WORK TO BE COMPLETED: Copy each line exactly. Drop every picture.

********************

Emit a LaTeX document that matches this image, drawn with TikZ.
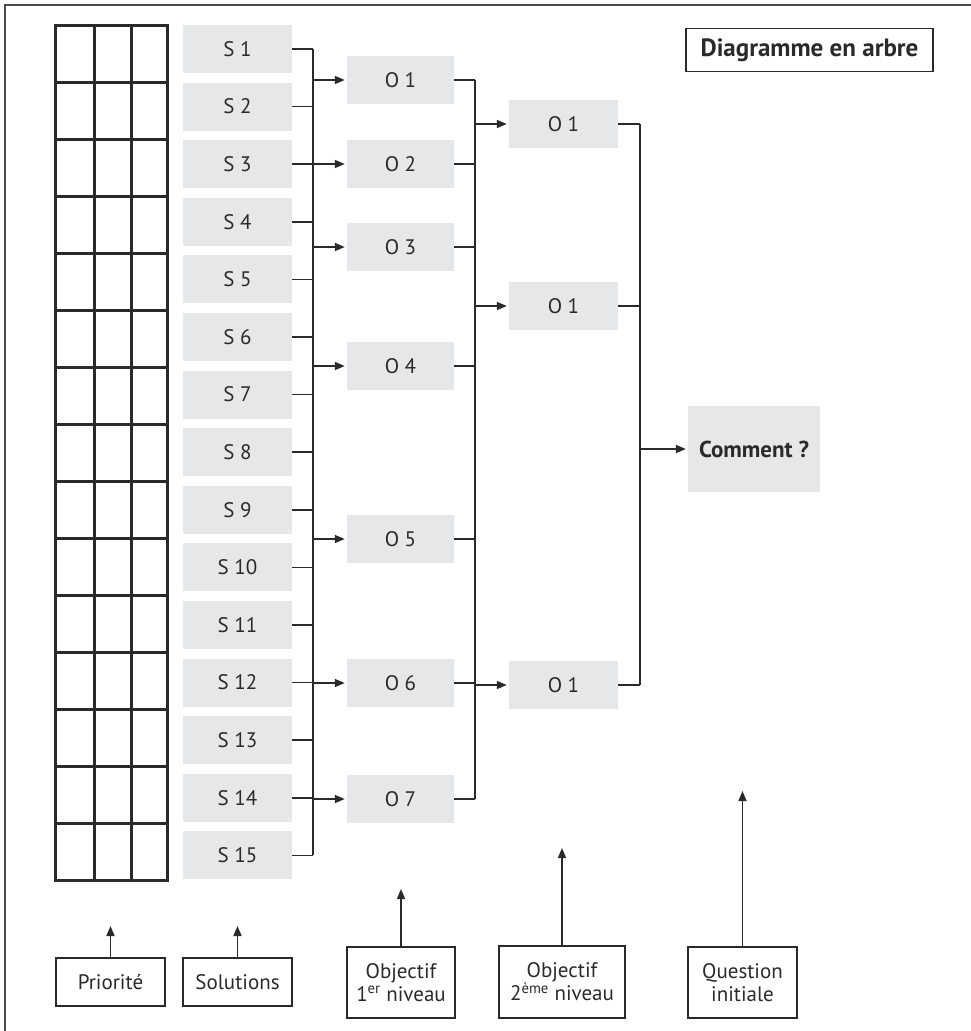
\documentclass[tikz,border=0pt]{standalone}
\usepackage{fontspec}
\setmainfont{PT Sans}
\usetikzlibrary{arrows.meta}

\definecolor{boxgray}{HTML}{E6E7E8}
\definecolor{inkline}{HTML}{2A2A2A}
\definecolor{framegray}{HTML}{4A4A4A}

\tikzset{
  sbox/.style={fill=boxgray, minimum width=109pt, minimum height=48pt, inner sep=0pt,
    text=inkline, font={\fontsize{21}{21}\selectfont}},
  obox/.style={sbox, minimum width=107pt},
  qbox/.style={sbox, minimum width=132pt, minimum height=86pt,
    font={\fontsize{23}{23}\selectfont\bfseries}},
  legend/.style={draw=inkline, line width=1.3pt, inner sep=0pt, align=center,
    text=inkline, font={\fontsize{21}{23}\selectfont}},
  link/.style={draw=inkline, line width=1.6pt},
  arr/.style={link, -{Triangle[length=10pt,width=8pt]}, shorten >=2pt},
  gridline/.style={draw=inkline, line width=3pt, line cap=rect}
}

\begin{document}
\begin{tikzpicture}[x=1pt,y=-1pt]
\useasboundingbox (0,0) rectangle (971,1031);

% frame
\draw[framegray, line width=1.8pt] (5,1031) -- (5,5) -- (971,5);

% priority grid
\foreach \c in {55,94,131,167}
  \draw[gridline] (\c,25) -- (\c,880);
\foreach \r in {0,...,15}
  \draw[gridline] (55,{25+57*\r}) -- (167,{25+57*\r});

% solutions
\foreach \i in {1,...,15}
  \node[sbox] (s\i) at (237.5,{49+57.6*(\i-1)}) {S \i};

% objectives, first level
\foreach \j/\y in {1/80,2/164,3/247,4/366,5/539,6/683,7/799}
  \node[obox] (o\j) at (400.5,\y) {O \j};

% objectives, second level
\foreach \k/\y in {1/124,2/306,3/685}
  \node[sbox] (p\k) at (563.5,\y) {O 1};

\node[qbox] (q) at (754,449) {Comment ?};

\node[draw=inkline, line width=1.3pt, minimum width=247pt, minimum height=43pt, inner sep=0pt,
  text=inkline, font={\fontsize{25}{25}\selectfont\bfseries}] (title) at (809.5,50) {Diagramme en arbre};

\coordinate (busS) at (313,0);
\coordinate (busO) at (475,0);
\coordinate (busP) at (640,0);

\foreach \i in {1,...,15}
  \draw[link] (s\i.east) -- (s\i.east -| busS);
\draw[link] (s1.east -| busS) -- (s15.east -| busS);
\foreach \j in {1,...,7}
  \draw[arr] (o\j.west -| busS) -- (o\j.west);

\foreach \j in {1,...,7}
  \draw[link] (o\j.east) -- (o\j.east -| busO);
\draw[link] (o1.east -| busO) -- (o7.east -| busO);
\foreach \k in {1,2,3}
  \draw[arr] (p\k.west -| busO) -- (p\k.west);

\foreach \k in {1,2,3}
  \draw[link] (p\k.east) -- (p\k.east -| busP);
\draw[link] (p1.east -| busP) -- (p3.east -| busP);
\draw[arr] (q.west -| busP) -- (q.west);

% legend
\node[legend, minimum width=109pt, minimum height=48pt] (legP) at (110.5,982) {Priorité};
\node[legend, minimum width=109pt, minimum height=48pt] (legS) at (237.5,982) {Solutions};
\node[legend, minimum width=108pt, minimum height=71pt] (legO1) at (401,982.5) {Objectif\\1\textsuperscript{er} niveau};
\node[legend, minimum width=126pt, minimum height=72pt] (legO2) at (562,982) {Objectif\\2\textsuperscript{ème} niveau};
\node[legend, minimum width=109pt, minimum height=71pt] (legQ) at (742.5,982.5) {Question\\initiale};

\coordinate (tipP) at (110.5,926);
\coordinate (tipS) at (237.5,926);
\coordinate (tipO1) at (401,889);
\coordinate (tipO2) at (562,848);
\coordinate (tipQ) at (742.5,791);

\draw[arr, shorten >=0pt] (legP.north) -- (tipP);
\draw[arr, shorten >=0pt] (legS.north) -- (tipS);
\draw[arr, shorten >=0pt] (legO1.north) -- (tipO1);
\draw[arr, shorten >=0pt] (legO2.north) -- (tipO2);
\draw[arr, shorten >=0pt] (legQ.north) -- (tipQ);

\end{tikzpicture}
\end{document}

********************

RESULT OF THE TASK:
Emit a LaTeX document that matches this image, drawn with TikZ.
\documentclass[tikz,border=0pt]{standalone}
\usepackage{fontspec}
\setmainfont{PT Sans}
\usetikzlibrary{arrows.meta}

\definecolor{boxgray}{HTML}{E6E7E8}
\definecolor{inkline}{HTML}{2A2A2A}
\definecolor{framegray}{HTML}{4A4A4A}

\tikzset{
  sbox/.style={fill=boxgray, minimum width=109pt, minimum height=48pt, inner sep=0pt,
    text=inkline, font={\fontsize{21}{21}\selectfont}},
  obox/.style={sbox, minimum width=107pt},
  qbox/.style={sbox, minimum width=132pt, minimum height=86pt,
    font={\fontsize{23}{23}\selectfont\bfseries}},
  legend/.style={draw=inkline, line width=1.3pt, inner sep=0pt, align=center,
    text=inkline, font={\fontsize{21}{23}\selectfont}},
  link/.style={draw=inkline, line width=1.6pt},
  arr/.style={link, -{Triangle[length=10pt,width=8pt]}, shorten >=2pt},
  gridline/.style={draw=inkline, line width=3pt, line cap=rect}
}

\begin{document}
\begin{tikzpicture}[x=1pt,y=-1pt]
\useasboundingbox (0,0) rectangle (971,1031);

% frame
\draw[framegray, line width=1.8pt] (5,1031) -- (5,5) -- (971,5);

% priority grid
\foreach \c in {55,94,131,167}
  \draw[gridline] (\c,25) -- (\c,880);
\foreach \r in {0,...,15}
  \draw[gridline] (55,{25+57*\r}) -- (167,{25+57*\r});

% solutions
\foreach \i in {1,...,15}
  \node[sbox] (s\i) at (237.5,{49+57.6*(\i-1)}) {S \i};

% objectives, first level
\foreach \j/\y in {1/80,2/164,3/247,4/366,5/539,6/683,7/799}
  \node[obox] (o\j) at (400.5,\y) {O \j};

% objectives, second level
\foreach \k/\y in {1/124,2/306,3/685}
  \node[sbox] (p\k) at (563.5,\y) {O 1};

\node[qbox] (q) at (754,449) {Comment ?};

\node[draw=inkline, line width=1.3pt, minimum width=247pt, minimum height=43pt, inner sep=0pt,
  text=inkline, font={\fontsize{25}{25}\selectfont\bfseries}] (title) at (809.5,50) {Diagramme en arbre};

\coordinate (busS) at (313,0);
\coordinate (busO) at (475,0);
\coordinate (busP) at (640,0);

\foreach \i in {1,...,15}
  \draw[link] (s\i.east) -- (s\i.east -| busS);
\draw[link] (s1.east -| busS) -- (s15.east -| busS);
\foreach \j in {1,...,7}
  \draw[arr] (o\j.west -| busS) -- (o\j.west);

\foreach \j in {1,...,7}
  \draw[link] (o\j.east) -- (o\j.east -| busO);
\draw[link] (o1.east -| busO) -- (o7.east -| busO);
\foreach \k in {1,2,3}
  \draw[arr] (p\k.west -| busO) -- (p\k.west);

\foreach \k in {1,2,3}
  \draw[link] (p\k.east) -- (p\k.east -| busP);
\draw[link] (p1.east -| busP) -- (p3.east -| busP);
\draw[arr] (q.west -| busP) -- (q.west);

% legend
\node[legend, minimum width=109pt, minimum height=48pt] (legP) at (110.5,982) {Priorité};
\node[legend, minimum width=109pt, minimum height=48pt] (legS) at (237.5,982) {Solutions};
\node[legend, minimum width=108pt, minimum height=71pt] (legO1) at (401,982.5) {Objectif\\1\textsuperscript{er} niveau};
\node[legend, minimum width=126pt, minimum height=72pt] (legO2) at (562,982) {Objectif\\2\textsuperscript{ème} niveau};
\node[legend, minimum width=109pt, minimum height=71pt] (legQ) at (742.5,982.5) {Question\\initiale};

\coordinate (tipP) at (110.5,926);
\coordinate (tipS) at (237.5,926);
\coordinate (tipO1) at (401,889);
\coordinate (tipO2) at (562,848);
\coordinate (tipQ) at (742.5,791);

\draw[arr, shorten >=0pt] (legP.north) -- (tipP);
\draw[arr, shorten >=0pt] (legS.north) -- (tipS);
\draw[arr, shorten >=0pt] (legO1.north) -- (tipO1);
\draw[arr, shorten >=0pt] (legO2.north) -- (tipO2);
\draw[arr, shorten >=0pt] (legQ.north) -- (tipQ);

\end{tikzpicture}
\end{document}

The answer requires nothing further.